Putin culpabiliza a Europa
Europa vive histeria militar e Rússia pode responder, disse o russo
Por Igor Gielow (Folhapress)
O presidente da Rússia, Vladimir Putin, culpou na quinta (2) a Europa pelo impasse nas negociações de paz da Guerra da Ucrânia, dizendo que o continente vive uma militarização causada por "histeria" e luta por procuração contra Moscou no vizinho invadido em 2022.
Em longo discurso de quase quatro horas na reunião anual do Clube Valdai, centro de debates associado ao Kremlin, o russo mirou suas baterias contra os europeus e majoritariamente poupou os Estados Unidos de Donald Trump em um momento em que o presidente americano dá sinais de uma inflexão pró-Kiev no manejo da diplomacia do conflito.
Uma exceção foi a ventilada entrega de mísseis de cruzeiro americanos Tomahawk para a Ucrânia. "É impossível usá-los sem a participação direta de militares americanos.
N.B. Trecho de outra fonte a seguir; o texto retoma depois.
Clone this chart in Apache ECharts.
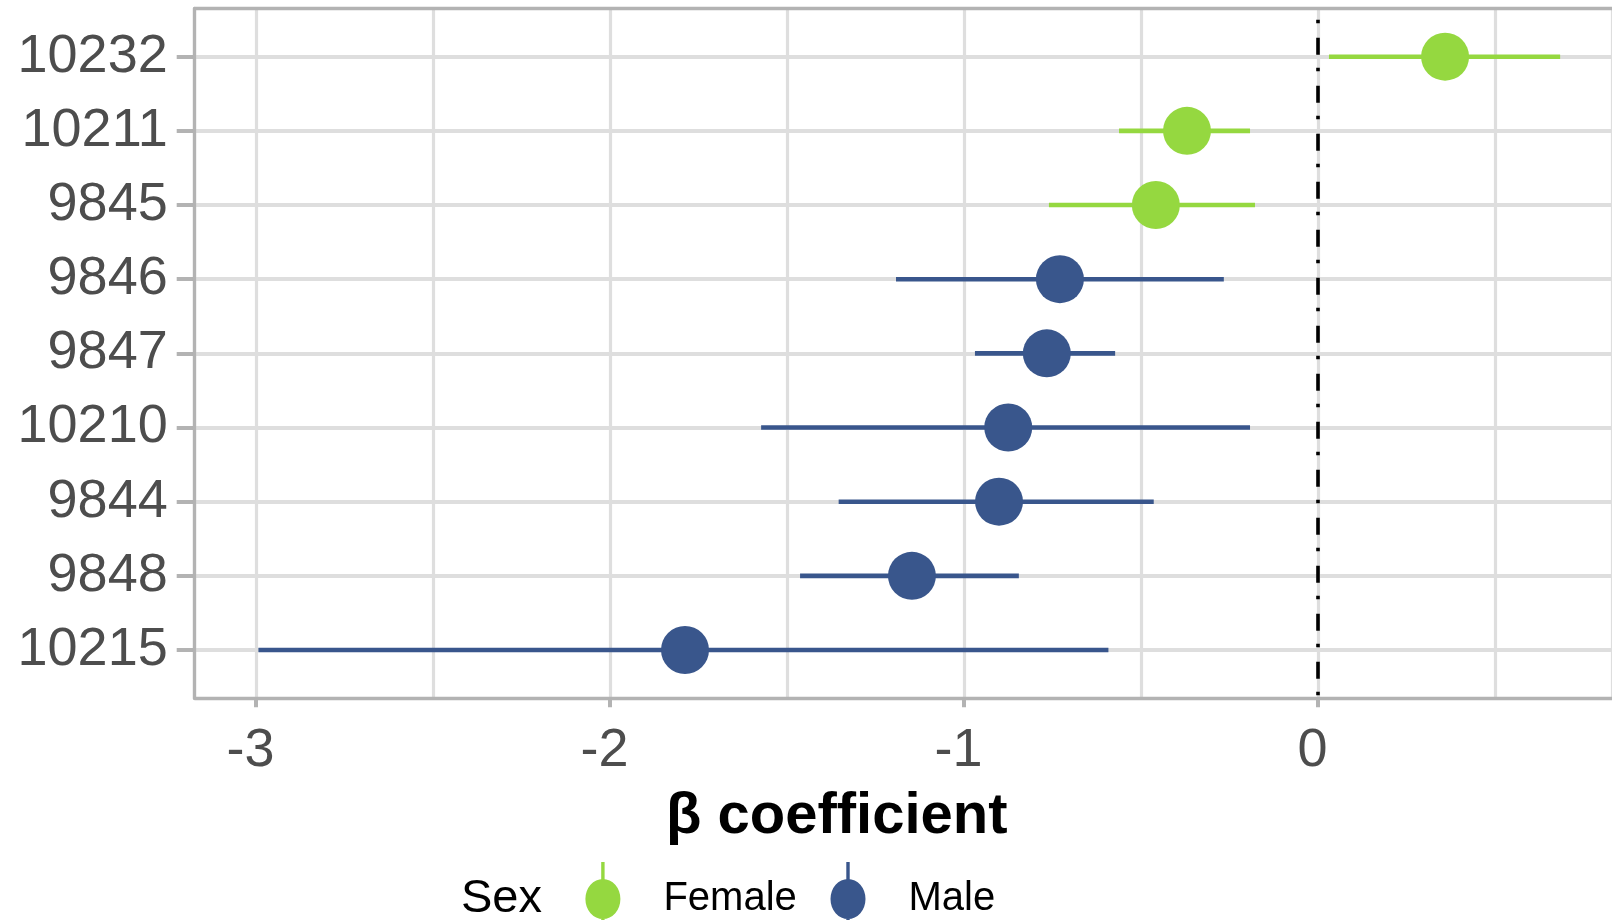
<!DOCTYPE html>
<html>
<head>
<meta charset="utf-8">
<script src="https://cdn.jsdelivr.net/npm/echarts@6/dist/echarts.min.js"></script>
<style>
html,body{margin:0;padding:0;background:#fff;}
#chart{width:1612px;height:920px;}
</style>
</head>
<body>
<div id="chart"></div>
<script>
// ---- data (top row first) ----
const categories = ['10232', '10211', '9845', '9846', '9847', '10210', '9844', '9848', '10215'];
const sexes      = ['Female', 'Female', 'Female', 'Male', 'Male', 'Male', 'Male', 'Male', 'Male'];
const estimates  = [0.359, -0.370, -0.458, -0.729, -0.766, -0.875, -0.901, -1.147, -1.788];
const lowerCI    = [0.031, -0.562, -0.760, -1.192, -0.969, -1.573, -1.354, -1.463, -2.993];
const upperCI    = [0.684, -0.192, -0.178, -0.266, -0.573, -0.192, -0.464, -0.845, -0.592];
const xTickValues = [-3, -2, -1, 0];
const groups = ['Female', 'Male'];
const groupColors = {Female: '#95D840', Male: '#39568C'};

const X_MIN = -3.173, X_MAX = 0.8305;
const FONT = "'Liberation Sans', Arial, sans-serif";
const BORDER = {show: true, onZero: false, lineStyle: {color: '#B3B3B3', width: 3.3}};

function pointsFor(g) {
  const out = [];
  categories.forEach((c, i) => { if (sexes[i] === g) out.push([estimates[i], c]); });
  return out;
}
function rangesFor(g) {
  const out = [];
  categories.forEach((c, i) => { if (sexes[i] === g) out.push([lowerCI[i], upperCI[i], c]); });
  return out;
}

const legendIcon = 'path://M15.8,0 L19.2,0 L19.2,74 L15.8,74 Z M0,37 A17.5,20 0 1 1 35,37 A17.5,20 0 1 1 0,37 Z';

const series = [];
groups.forEach(g => {
  series.push({
    name: g,
    type: 'custom',
    xAxisIndex: 1, yAxisIndex: 1,
    data: rangesFor(g),
    encode: {x: [0, 1], y: 2},
    itemStyle: {color: groupColors[g]},
    z: 3,
    silent: true,
    renderItem: function (params, api) {
      const a = api.coord([api.value(0), api.value(2)]);
      const b = api.coord([api.value(1), api.value(2)]);
      return {
        type: 'line',
        shape: {x1: a[0], y1: a[1], x2: b[0], y2: b[1]},
        style: {stroke: groupColors[g], lineWidth: 4.6, lineCap: 'butt'}
      };
    }
  });
  series.push({
    name: g,
    type: 'scatter',
    xAxisIndex: 1, yAxisIndex: 1,
    data: pointsFor(g),
    symbol: 'circle',
    symbolSize: 48,
    itemStyle: {color: groupColors[g], opacity: 1},
    z: 4,
    silent: true
  });
});
// zero reference line on the full-panel grid
series.push({
  name: 'zero',
  type: 'scatter',
  xAxisIndex: 0, yAxisIndex: 0,
  data: [],
  silent: true,
  z: 5,
  markLine: {
    silent: true,
    symbol: ['none', 'none'],
    label: {show: false},
    lineStyle: {color: '#000', width: 3.6, type: [3.5, 13, 17, 14.5], dashOffset: 45, cap: 'butt'},
    data: [{xAxis: 0}],
    animation: false
  }
});

function legendFor(g, left) {
  return {
    data: [{name: g, icon: legendIcon, itemStyle: {color: groupColors[g]}}],
    left: left, top: 862, padding: 0,
    itemWidth: 35, itemHeight: 74,
    selectedMode: false,
    itemStyle: {color: groupColors[g]},
    textStyle: {fontFamily: FONT, fontSize: 40, color: '#000', padding: [0, 0, 0, 38]}
  };
}

const option = {
  animation: false,
  backgroundColor: '#ffffff',
  title: [
    {
      text: 'β coefficient',
      left: 666, top: 788, padding: 0,
      textStyle: {fontFamily: FONT, fontSize: 58, fontWeight: 'bold', color: '#000'}
    },
    {
      text: 'Sex',
      left: 461, top: 876, padding: 0,
      textStyle: {fontFamily: FONT, fontSize: 47, fontWeight: 'normal', color: '#000'}
    }
  ],
  legend: [legendFor('Female', 585.4), legendFor('Male', 830.5)],
  grid: [
    { // full panel (right side runs off the picture)
      left: 194.7, right: 0, top: 8.5, bottom: 221.7
    },
    { // data rows
      left: 194.7, right: 0, top: 56.7, bottom: 270
    }
  ],
  xAxis: [
    { // labels + ticks + bottom border
      type: 'value', gridIndex: 0, min: X_MIN, max: X_MAX,
      position: 'bottom',
      axisLine: BORDER,
      axisTick: {show: true, length: 9, customValues: xTickValues, lineStyle: {color: '#B3B3B3', width: 4}},
      axisLabel: {show: true, customValues: xTickValues, margin: 26, fontFamily: FONT, fontSize: 54, color: '#4D4D4D',
                  padding: [0, 11, 0, 0], formatter: v => String(v)},
      splitLine: {show: false},
      z: 6
    },
    { // data grid x (hidden)
      type: 'value', gridIndex: 1, min: X_MIN, max: X_MAX,
      show: false, splitLine: {show: false}
    },
    { // vertical grid lines every 0.5 + top border
      type: 'value', gridIndex: 0, min: X_MIN, max: X_MAX,
      position: 'top', splitNumber: 8,
      axisLine: BORDER, axisTick: {show: false}, axisLabel: {show: false},
      splitLine: {show: true, lineStyle: {color: '#DEDEDE', width: 3.2}}
    }
  ],
  yAxis: [
    { // left border
      type: 'value', gridIndex: 0, min: 0, max: 1, position: 'left',
      axisLine: BORDER, axisTick: {show: false}, axisLabel: {show: false},
      splitLine: {show: false}, z: 6
    },
    {
      type: 'category', gridIndex: 1, data: categories, inverse: true, boundaryGap: false,
      position: 'left',
      axisLine: {show: false, onZero: false},
      axisTick: {show: true, length: 18, alignWithLabel: true, lineStyle: {color: '#B3B3B3', width: 4}},
      axisLabel: {fontFamily: FONT, fontSize: 54, color: '#4D4D4D', margin: 27, padding: [10, 0, 0, 0]},
      splitLine: {show: true, lineStyle: {color: '#DEDEDE', width: 4}}
    }
  ],
  series: series
};

const chart = echarts.init(document.getElementById('chart'), null, {renderer: 'canvas'});
chart.setOption(option);
</script>
</body>
</html>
Isso significaria um estágio de escalada completamente novo, incluindo nas relações entre Rússia e EUA", afirmou.
Outra estocada em Trump veio de forma indireta, quando disse que não sabia se ele estava sendo irônico ao dizer que a Rússia era um "tigre de papel" por não ter conquistado rapidamente a Ucrânia. Ao mesmo tempo, elogiou o americano como alguém "que sabe ouvir".
"Se nós somos um tigre de papel, o que é a Otan?", afirmou, sobre a aliança militar liderada pelos EUA. "Nós temos as forças mais preparadas para combate no mundo hoje", completou, voltando a dizer que os países da Otan lutam uma guerra por procuração contra Moscou na Ucrânia.
A fala programada em Sochi, no sul russo, ocorreu em paralelo à reunião dos líderes da União Europeia com Volodimir Zelenski, o presidente da Ucrânia.
"A elites governantes da Europa unida continuam a estimular histeria. De repente, a guerra com os russos está praticamente à sua porta. Eles repetem esse absurdo, esse mantra, o tempo todo", afirmou, negando novamente em público intenção de atacar os vizinhos como fez com a Ucrânia.
Na prática, é uma proposição complexa, dado que há na Europa 30 dos 32 membros da Otan, que tem por regra a defesa mútua. Mas uma série de incidentes recentes, como a intrusão de drones russos na Polônia e caças na Estônia, elevou ainda mais as tensões.
Putin fez piada, dizendo que não mais voaria drones sobre a Dinamarca. "Eu prometo", riu, sobre o episódio em que aeroportos do país nórdico foram fechados por avistamento das aeronaves não tripuladas. E ainda disse que "não temos drones capazes de chegar a Lisboa".
Ele afirmou que os europeus são hoje o principal obstáculo à paz na guerra que ele começo, e foi direto ante as promessas de militarização continental. "Se alguém ainda tem o desejo de competir conosco na esfera militar, sinta-se à vontade, vai lá. As contramedidas russas não demorarão a chegar", afirmou.
Ao mesmo tempo, afirmou que "não podemos simplesmente ignorar o que está acontecendo", ao dizer que "estamos monitorando de perto a escalada militar da Europa". E ainda puxou a história para provocar os alemães, que mudaram regras constitucionais para se rearmar.
"A Alemanha diz que seu exército tem de ser o mais poderoso da Europa. Ótimo. Nós ouvimos com atenção, entendendo o que isso significa", remetendo aos militarismos prussiano e nazista.
Putin espezinhou os rivais. "Se acalmem e cuidem de seus problemas. Basta olhar o que está acontecendo nas ruas das cidades europeias", afirmou, sem citar o incidente notável do dia, o ataque a uma sinagoga que deixou dois mortos em Manchester.
Queixou-se da França, que deteve um petroleiro suspeito de carregar óleo russo em sua costa. "É pirataria."
Chamou a atenção na fala de Putin o cálculo de não provocar Trump, que começou seu mandato neste ano abrindo as portas para o russo, retomando negociações e até o convidando a ir ao Alasca. Ao fim, nada disso aproximou a Guerra da Ucrânia do fim, ao contrário.
A violência de lado a lado tem subido, com o proporcional maior efeito em solo ucraniano. Trump tem repetido que perdeu a paciência com Putin, mas passou a empurrar a conta de novas sanções aos europeus, exigindo que eles parem de comprar petróleo russo de vez.
Isso é lido em Moscou como um sinal de continuidade na boa vontade.
Como o tema do encontro do Valdai este ano era o mundo multipolar, uma obsessão de Putin, o russo defendeu a ONU "apesar de seus problemas". Também agradeceu aos Brics, bloco que inclui Rússia, China, Brasil, Índia e outros, países árabes e a Coreia do Norte pela ajuda em busca da paz na Ucrânia.